Facial gash: The troubling self-portraiture of Meg Porteous
Facial gash: The troubling self-portraiture of Meg Porteous
Photographs by Meg Porteous
Essay by Mark Amery for The Spinoff, 29 April 2020
In the age of the selfie and mundane domestic photography recontextualised for social media, Auckland artist Meg Porteous’s work speaks strongly to the politics of representation. Art editor Mark Amery shares words and images with Porteous across bubbles, via screens, in advance of her show at the Auckland Virtual Art Fair from this Thursday.
I was struck by the way so many images in your debut at Hopkinson Mossman ricocheted off each other at interesting new angles. This one [‘Self-Portrait (the spectator)’, above] particularly struck me as a gateway to the exhibition. For me it spoke of a ambiguous socially-distanced perspective born of apartment living – a dark domestic voyeurism with me since Hitchcock’s Rear Window.
I live in a central Auckland city apartment on the fourth floor. This image was taken from the perspective of my window outlook onto the street. I guess with apartment living, your world is slightly more compressed as far as being around people is concerned. The view out my window is a way for me to watch and see people on the street.

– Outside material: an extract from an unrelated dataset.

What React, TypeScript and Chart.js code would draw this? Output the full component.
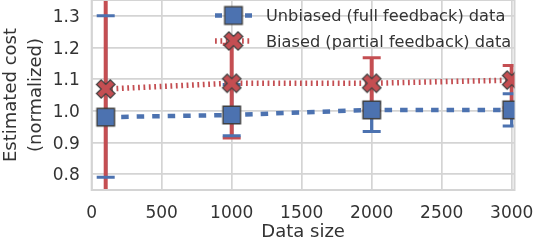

With this image I was thinking about more conventional modes of documentary ‘street’ photography, where a power dynamic is at play. The photographer in a position of power photographing its subjects. I wanted to confuse this logic by subjecting myself to the gaze of the camera. I made the image by running around the block as my brother photographed me from my bedroom window. The running from the camera applies this melodramatic narrative of escaping the camera’s gaze. It is a self-portrait, but one where I am both the subject and the spectator.